Here’s where things get counterintuitive. The western Balkans don’t have particularly good diets by European standards, at least not the kind that researchers associate with height. A metric called the “protein index,” which measures the ratio of high-quality dairy and animal protein to grain-heavy calories, is one of the strongest nutritional predictors of height across Europe. In most of the western Balkans, this index is low, well below the levels seen in the Netherlands, which has historically had the highest dietary protein quality in the world.

Only Montenegro and Slovenia ranked among Europe’s top 15 for protein quality between 2010 and 2019. Croatia only recently climbed above the European average. Bosnia and Herzegovina and Albania lag further behind, partly because Muslim-majority populations in those countries consume little pork, a dense protein source that’s difficult to fully replace nutritionally. Albania already has one of the highest dairy protein intakes in the world, yet its protein index remains limited by this dietary pattern.
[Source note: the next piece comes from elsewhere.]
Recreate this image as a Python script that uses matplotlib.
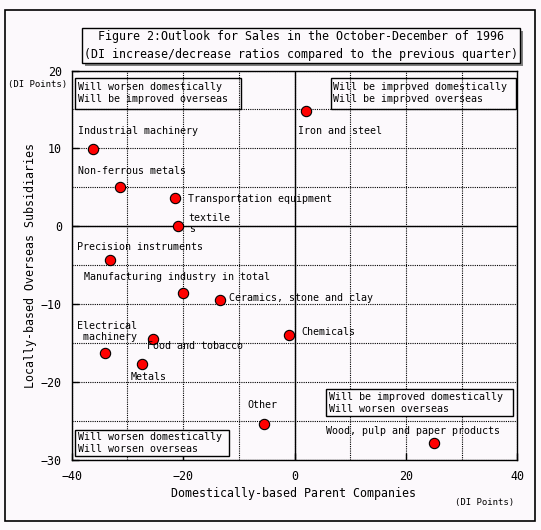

What makes the Dinaric height phenomenon truly remarkable is that the generation measured in recent studies often grew up during or just after the Yugoslav Wars of the 1990s, a period of severe economic disruption when nutritional quality was substantially worse than it is today. Despite those conditions, they still measured among the tallest people in the world. This strongly suggests that the genetic foundation for their height is so robust that even suboptimal nutrition couldn’t suppress it entirely.

Room to Grow Even Taller

If genetics set the ceiling and nutrition determines how close a population gets to it, the western Balkans may not have reached their full potential yet. The combination of historically low protein quality, wartime disruption, and economic hardship means that many people in the region grew up in conditions that limited their height below what their genes could support. As diets improve and living standards rise, average heights in countries like Bosnia and Herzegovina could still increase. The secular trend in long bone growth documented across the second half of the 20th century suggests this process is already underway, with each generation slightly taller than the last.

The implication is startling: a population that already ranks at or near the top of global height charts may still be getting taller.